IL PRECEDENTE – Non è la prima volta che una procedura che riguarda le discariche arriva a una sentenza di condanna per l’Italia. Era accaduto con la procedura d’infrazione 2003/2077 che riguardava non solo la corretta applicazione della direttiva comunitaria del ’99, ma anche di altre due norme sui rifiuti pericolosi e, appunto, sulle discariche.

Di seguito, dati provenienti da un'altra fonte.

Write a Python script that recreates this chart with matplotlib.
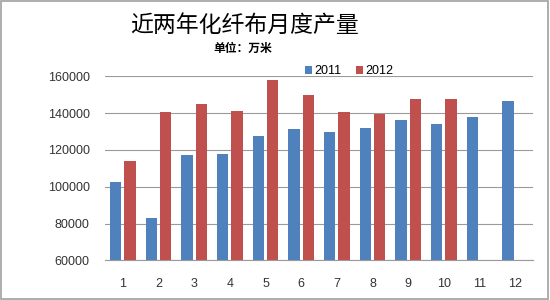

A dicembre 2014, la Corte di giustizia dell’Ue ha condannato l’Italia (per il trattamento ‘inadeguato’ dei rifiuti in diverse discariche di Roma e Latina) a pagare una somma forfettaria di 40 milioni di euro, per non aver rispettato una precedente sentenza del 2007 e a una penalità di 42,8 milioni di euro (poi ridottasi) per ogni semestre di ritardo nell’attuazione delle misure disposte.
IL PUNTO SULLE DISCARICHE – A fare il punto sulle discariche abusive ancora aperte nel nostro Paese è stato, alla fine di gennaio 2018, il commissario straordinario nominato a marzo 2017, il generale Giuseppe Vadalà. “In 22 mesi di attività – ha spiegato – le discariche abusive in procedura di infrazione sono passate da 80 a 52 (con altre 8 già bonificate al vaglio della Commissione europea)”. La multa semestrale pagata dal nostro Paese è scesa da 42,8 milioni di euro a 11,6 milioni di euro. Su 80 siti assegnati al commissario, per 36 le procedure si sono concluse. Aperti restavano 44 siti (quelli che oggi ci costano la condanna). Dieci discariche dovrebbero essere chiuse entro il 2 giugno 2019, altrettante entro il 2 dicembre 2019, per poi chiudere tra il 2020 e il 2021 gli altri siti.